Fixed number of keyframes: \(N=7\) is an empirical setting; its sufficiency for longer time spans or more violent motions has not been fully explored.
Appearance completion constraints: Content that appears exclusively in the intermediate frames (large occlusion release, new objects) remains a structural weakness within the warping paradigm.

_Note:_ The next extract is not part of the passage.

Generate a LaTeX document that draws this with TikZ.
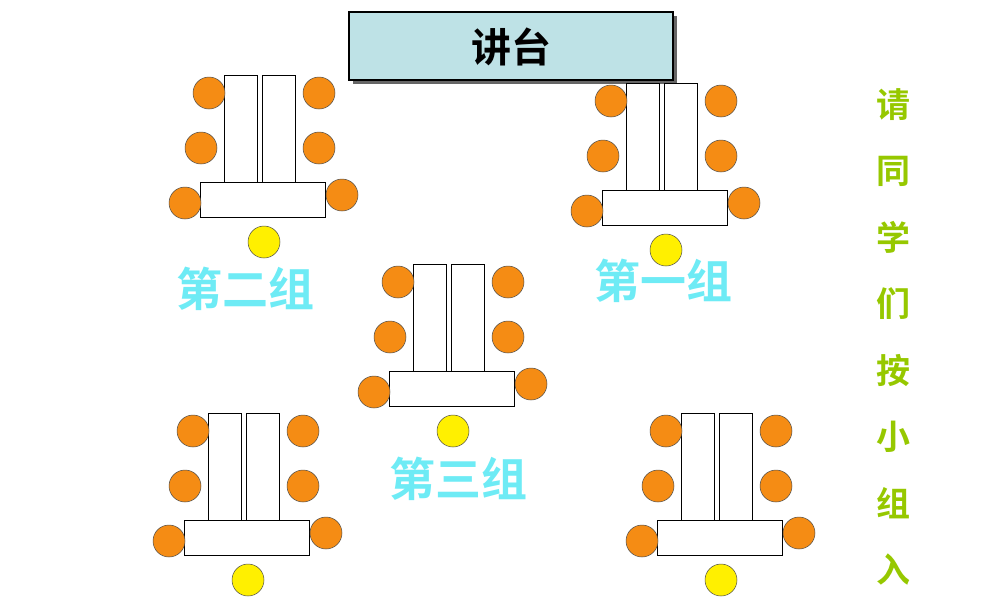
\documentclass[tikz,border=0pt]{standalone}
\usepackage{fontspec}
\newfontfamily\cjk{Noto Sans CJK SC Bold}
\definecolor{seat}{RGB}{245,140,20}
\definecolor{lead}{RGB}{255,240,0}
\definecolor{grp}{RGB}{110,235,245}
\definecolor{side}{RGB}{150,200,0}
\definecolor{stage}{RGB}{190,226,230}
\tikzset{
 desk/.style={draw=black,fill=white,line width=0.6pt},
 chair/.style={circle,draw=black!70,fill=seat,minimum size=32pt,inner sep=0pt,line width=0.5pt},
 head/.style={circle,draw=black!70,fill=lead,minimum size=32pt,inner sep=0pt,line width=0.5pt},
 glabel/.style={font=\cjk\fontsize{46}{46}\selectfont,text=grp},
 vlabel/.style={font=\cjk\fontsize{34}{34}\selectfont,text=side}
}
\newcommand{\tablegroup}[3]{%
 \begin{scope}[shift={(#1,#2)}]
  \draw[desk] (224,75) rectangle (257,182);
  \draw[desk] (262,75) rectangle (295,182);
  \draw[desk] (200,182) rectangle (325,217);
  \node[chair] (#3l1) at (209,93) {};
  \node[chair] (#3l2) at (201,148) {};
  \node[chair] (#3l3) at (185,203) {};
  \node[chair] (#3r1) at (319,93) {};
  \node[chair] (#3r2) at (319,148) {};
  \node[chair] (#3r3) at (342,195) {};
  \node[head] (#3h) at (264,242) {};
 \end{scope}}
\begin{document}
\begin{tikzpicture}[x=1pt,y=-1pt]
\useasboundingbox (0,0) rectangle (1000,600);
\fill[black!60] (353,16) rectangle (677,84);
\draw[fill=stage,line width=2.5pt] (349,12) rectangle (673,80);
\node[font=\cjk\fontsize{40}{40}\selectfont] (stage) at (511,47) {讲台};
\tablegroup{0}{0}{a}
\tablegroup{402}{8}{b}
\tablegroup{189}{189}{c}
\tablegroup{-16}{338}{d}
\tablegroup{457}{338}{e}
\node[glabel] (g2) at (245,289) {第二组};
\node[glabel] (g1) at (663,281) {第一组};
\node[glabel] (g3) at (458,479) {第三组};
\foreach \c [count=\i] in {请,同,学,们,按,小,组,入}
  \node[vlabel] (v\i) at (893,{105+66.3*(\i-1)}) {\c};
\end{tikzpicture}
\end{document}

vs. Wan / GI (Direct Generation): These use multi-step LVDM to draw all frames, suffering from "Pixel Fidelity Bias," slow speed, and motion inconsistency. RDVFI with the same backbone (RDVFI-D vs. Wan) achieves better FVD/FID and is ~44× faster.
vs. FCVG (Linear Motion Control): FCVG uses sparse matching with linear interpolation to guide motion, treating diffusion as a "shader." It sacrifices motion generation capability, failing on non-linear motions. RDVFI preserves motion expression via high-order trajectories.
vs. Motion-I2V (Decoupled Flow and Generation): While both decouple motion, Motion-I2V uses an independent LVDM for flow estimation, which degrades over temporal distances and lacks ground truth training data. RDVFI bypasses the need for long-range flow ground truth using iterative fusion and unsupervised reconstruction.

Rating¶

Novelty: ⭐⭐⭐⭐⭐ First to solve VFI motion using high-order trajectories with one-step LVDM, redefining the role of diffusion.
Experimental Thoroughness: ⭐⭐⭐⭐⭐ Comprehensive coverage across three benchmarks, efficiency, resolution/network/loss ablations, and human studies.
Writing Quality: ⭐⭐⭐⭐ Clear motivation and method; Figures 2/3/4 explain the trajectory concept well, though some notation is dense.
Value: ⭐⭐⭐⭐⭐ First real-time (17 FPS) LVDM interpolation, pushing generative VFI to deployable levels.